Uri Avnery glaubte, dass die Friedensbewegung beruhigt nach Hause gehen könne, um kurze Zeit hernach zu beklagen, dass sie sich „quasi zur Ruhe gesetzt“ habe. Doch die „Schwangerschaft“ werde „unweigerlich zu einer Geburt führen, der Geburt des Staates Palästina“. Für Avnery schien „immer klarer“, „dass die Israelis von Krieg und Besatzung genug hatten“, und „[g]anz egal, was die Fehler des Abkommens sind, die Dynamik des Friedens wird sie überholen“. 1995, nach der Interimsvereinbarung, äußerte er sich vorsichtiger: Sie sei voller Sätze, die mit „nicht später als …“ anfingen. Auch Savir bekannte im Nachgang, dass „Oslo“ den Palästinensern nichts anderes als eine „Schaufensterauslagen“ geliefert habe. Meron Benvenisti sah sich dementsprechend in seinem frühen Urteil vom „institutionellen Dualismus“ bestätigt.
Dennoch findet sich die Ausweisung „Oslos“ als Friedensvertrag bis heute in deutschen Leitmedien wieder, obwohl ein Friedensvertrag grundsätzlich nur zwischen Völkerrechtssubjekten geschlossen werden kann. Selbst die EU-Außenbeauftragte Federica Mogherini behauptete im Januar 2018, die Zwei-Staaten-Lösung sei in den Osloer Vereinbarungen verankert. Sechs Monaten später gestand die Europäische Union ein, dass ein Staat Palästina in weite Ferne gerückt sei. Wenn, wie Heinz Wagner, Ulrich K. Preuß und Dieter Grimm ausgeführt haben, Völkerrecht Staatenrecht meint und dieses der Inbegriff der Rechtsordnung ist, fehlt der PLO nach der Faktorenliste der Vereinten Nationen der Status eines aktiven Faktors in der Geschichte mit seinen vier Voraussetzungen:
a. einer effektiv arbeitenden Regierung, die einen unabhängigen Staat lenkt;
b. der vollständigen Kontrolle der dort lebenden Bevölkerung;
c. der souveränen Verfügung über ein durch Grenzen definiertes Territorium sowie
d. der Freiheit in der Gestaltung der internationalen Beziehungen.

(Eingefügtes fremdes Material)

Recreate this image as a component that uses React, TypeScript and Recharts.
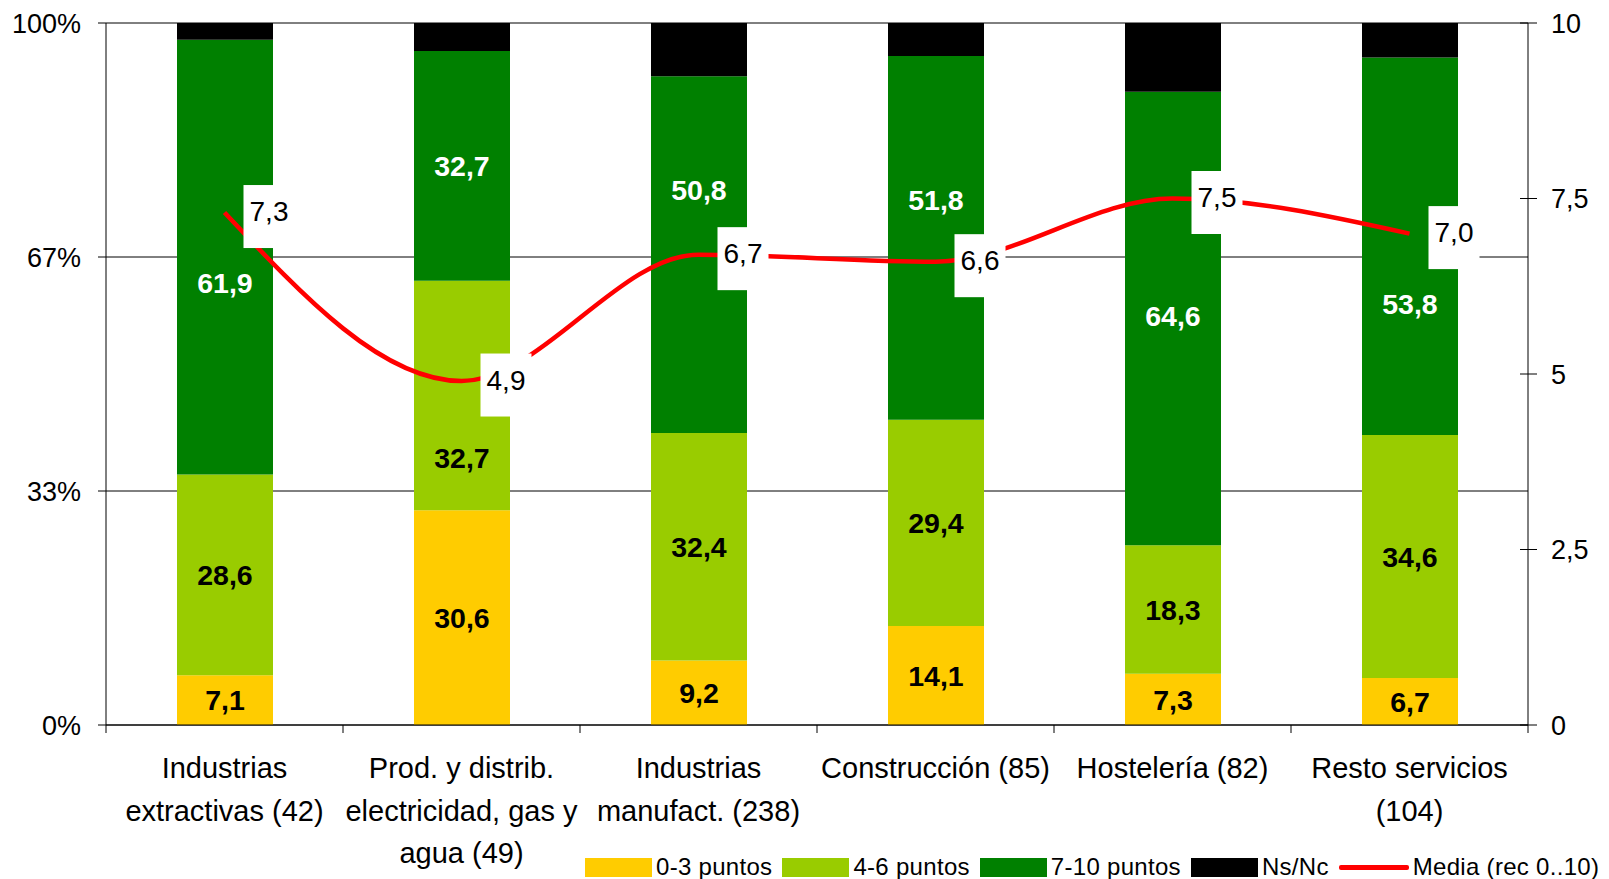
import React from "react";
import {
  ComposedChart,
  Bar,
  Line,
  XAxis,
  YAxis,
  CartesianGrid,
  Legend,
  LabelList,
} from "recharts";

// ---------- data ----------
const categories = [
  "Industrias\nextractivas (42)",
  "Prod. y distrib.\nelectricidad, gas y\nagua (49)",
  "Industrias\nmanufact. (238)",
  "Construcción (85)",
  "Hostelería (82)",
  "Resto servicios\n(104)",
];
const puntos03 = [7.1, 30.6, 9.2, 14.1, 7.3, 6.7];
const puntos46 = [28.6, 32.7, 32.4, 29.4, 18.3, 34.6];
const puntos710 = [61.9, 32.7, 50.8, 51.8, 64.6, 53.8];
const nsnc = [2.4, 4.0, 7.6, 4.7, 9.8, 4.9];
const media = [7.3, 4.9, 6.7, 6.6, 7.5, 7.0];

const pctTicks = [0, 100 / 3, 200 / 3, 100];
const avgTicks = [0, 2.5, 5, 7.5, 10];

const seriesNames = ["0-3 puntos", "4-6 puntos", "7-10 puntos", "Ns/Nc", "Media (rec 0..10)"];

// ---------- styles / layout ----------
const FONT = "'Liberation Sans', Arial, sans-serif";
const COLORS = ["#FFCC00", "#99CC00", "#008000", "#000000", "#FF0000"];
const W = 1609;
const H = 879;
const LEFT_W = 106;
const RIGHT_W = 81;
const BAND = (W - LEFT_W - RIGHT_W) / categories.length;
// manual label nudges (px), as in the original chart
const LIME_NUDGE = [0, 62, 0, 0, 0, 0];
const GREEN_NUDGE = [26, 0, -65, -38, -3, 58];

const data = categories.map((name, i) => ({
  name,
  p03: puntos03[i],
  p46: puntos46[i],
  p710: puntos710[i],
  nsnc: nsnc[i],
  media: media[i],
}));

const fmt = (v: number) => v.toFixed(1).replace(".", ",");

const makeBarLabel = (color: string, nudge?: number[]) => (props: any) => {
  const { x, y, width, height, value, index } = props;
  const dy = nudge ? nudge[index] || 0 : 0;
  return (
    <text
      x={Number(x) + Number(width) / 2}
      y={Number(y) + Number(height) / 2 + dy}
      dy="0.36em"
      textAnchor="middle"
      fill={color}
      fontSize={28.5}
      fontWeight="bold"
      fontFamily={FONT}
    >
      {fmt(Number(value))}
    </text>
  );
};

const LineLabel = (props: any) => {
  const { x, y, value } = props;
  const bx = Number(x) + 19;
  const py = Number(y);
  return (
    <g>
      <rect x={bx} y={py + 4 - 31.5} width={51} height={63} fill="#FFFFFF" />
      <text
        x={bx + 25.5}
        y={py - 1.5}
        dy="0.36em"
        textAnchor="middle"
        fill="#000"
        fontSize={28}
        fontFamily={FONT}
      >
        {fmt(Number(value))}
      </text>
    </g>
  );
};

const XTick = (props: any) => {
  const { x, y, payload, index } = props;
  const lines = String(payload.value).split("\n");
  const left = Number(x) - BAND / 2;
  const right = Number(x) + BAND / 2;
  return (
    <g>
      <line x1={left} x2={left} y1={y} y2={Number(y) + 8} stroke="#000" strokeWidth={1} />
      {index === categories.length - 1 && (
        <line x1={right} x2={right} y1={y} y2={Number(y) + 8} stroke="#000" strokeWidth={1} />
      )}
      <text textAnchor="middle" fill="#000" fontSize={29} fontFamily={FONT}>
        {lines.map((l, i) => (
          <tspan key={i} x={x} y={Number(y) + 53 + i * 42.5}>
            {l}
          </tspan>
        ))}
      </text>
    </g>
  );
};

const R_TICK = 9;
const R_MARGIN = 14;
const RightTick = (props: any) => {
  const { x, y, payload } = props;
  const ax = Number(x) - R_TICK - R_MARGIN;
  return (
    <g>
      <line x1={ax - 8} x2={ax + R_TICK} y1={y} y2={y} stroke="#000" strokeWidth={1} />
      <text x={x} y={y} dy="0.36em" textAnchor="start" fill="#000" fontSize={27} fontFamily={FONT}>
        {String(payload.value).replace(".", ",")}
      </text>
    </g>
  );
};

const LegendContent = () => (
  <div
    style={{
      display: "flex",
      alignItems: "center",
      height: 24,
      fontFamily: FONT,
      fontSize: 24,
      color: "#000",
      whiteSpace: "nowrap",
    }}
  >
    {seriesNames.map((n, i) => (
      <div key={n} style={{ display: "flex", alignItems: "center", marginRight: 10 }}>
        {i < 4 ? (
          <div style={{ width: 67, height: 19, background: COLORS[i] }} />
        ) : (
          <div style={{ width: 70, height: 5, background: COLORS[i], borderRadius: 2 }} />
        )}
        <span style={{ marginLeft: 4, letterSpacing: 0.3 }}>{n}</span>
      </div>
    ))}
  </div>
);

export default function App() {
  return (
    <div style={{ position: "absolute", left: 0, top: 0, width: W, height: H, background: "#fff", fontFamily: FONT }}>
      <ComposedChart width={W} height={H} data={data} margin={{ top: 23, right: 0, bottom: 0, left: 0 }}>
        <CartesianGrid yAxisId="pct" vertical={false} horizontal stroke="#000" strokeWidth={1} />
        <XAxis
          dataKey="name"
          height={130}
          axisLine={{ stroke: "#000" }}
          tickLine={false}
          tickSize={0}
          tickMargin={0}
          tick={<XTick />}
          interval={0}
        />
        <YAxis
          yAxisId="pct"
          width={LEFT_W}
          domain={[0, 100]}
          ticks={pctTicks}
          tickFormatter={(v: number) => `${Math.round(v)}%`}
          axisLine={{ stroke: "#000" }}
          tickLine={{ stroke: "#000" }}
          tickSize={8}
          tickMargin={17}
          tick={{ fill: "#000", fontSize: 27, fontFamily: FONT }}
          allowDataOverflow
        />
        <YAxis
          yAxisId="avg"
          orientation="right"
          width={RIGHT_W}
          domain={[0, 10]}
          ticks={avgTicks}
          axisLine={{ stroke: "#000" }}
          tickLine={false}
          tickSize={R_TICK}
          tickMargin={R_MARGIN}
          tick={<RightTick />}
        />
        <Legend
          verticalAlign="bottom"
          content={<LegendContent />}
          wrapperStyle={{ left: 585, bottom: 0, width: 1024, height: 24 }}
        />
        <Bar yAxisId="pct" dataKey="p03" name={seriesNames[0]} stackId="s" fill={COLORS[0]} barSize={96} isAnimationActive={false}>
          <LabelList dataKey="p03" content={makeBarLabel("#000")} />
        </Bar>
        <Bar yAxisId="pct" dataKey="p46" name={seriesNames[1]} stackId="s" fill={COLORS[1]} barSize={96} isAnimationActive={false}>
          <LabelList dataKey="p46" content={makeBarLabel("#000", LIME_NUDGE)} />
        </Bar>
        <Bar yAxisId="pct" dataKey="p710" name={seriesNames[2]} stackId="s" fill={COLORS[2]} barSize={96} isAnimationActive={false}>
          <LabelList dataKey="p710" content={makeBarLabel("#FFFFFF", GREEN_NUDGE)} />
        </Bar>
        <Bar yAxisId="pct" dataKey="nsnc" name={seriesNames[3]} stackId="s" fill={COLORS[3]} barSize={96} isAnimationActive={false} />
        <Line
          yAxisId="avg"
          dataKey="media"
          name={seriesNames[4]}
          type="monotone"
          stroke={COLORS[4]}
          strokeWidth={4.5}
          dot={false}
          activeDot={false}
          isAnimationActive={false}
        >
          <LabelList dataKey="media" content={<LineLabel />} />
        </Line>
      </ComposedChart>
    </div>
  );
}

Wenn Yoram Hazony ergänzt, dass ein Staat auf militärische und ökonomische Ressourcen zurückgreifen muss, um seiner Unabhängigkeit Gewicht zu verleihen, dann ist ein entmilitärisiertes Palästina der politisch-legalistischen Monopolstellung Israels ausgeliefert. Vor seinem Auftritt in der UN-Vollversammlung hat Netanjahu Ende September 2018 die Tonlage mit der Aussage weiter verschärft, dass Israel die Kontrolle westlich des Jordantals nicht aufgeben werde, womit aus behaupteten Sicherheitsbedürfnissen eine Rückkehr von palästinensischen Flüchtlingen außer Frage steht. Wann stellt sich Brüssel auf die Neuordnung seiner Politik ein, nachdem ihr Bekenntnis an den israelischen Widerständen gescheitert ist?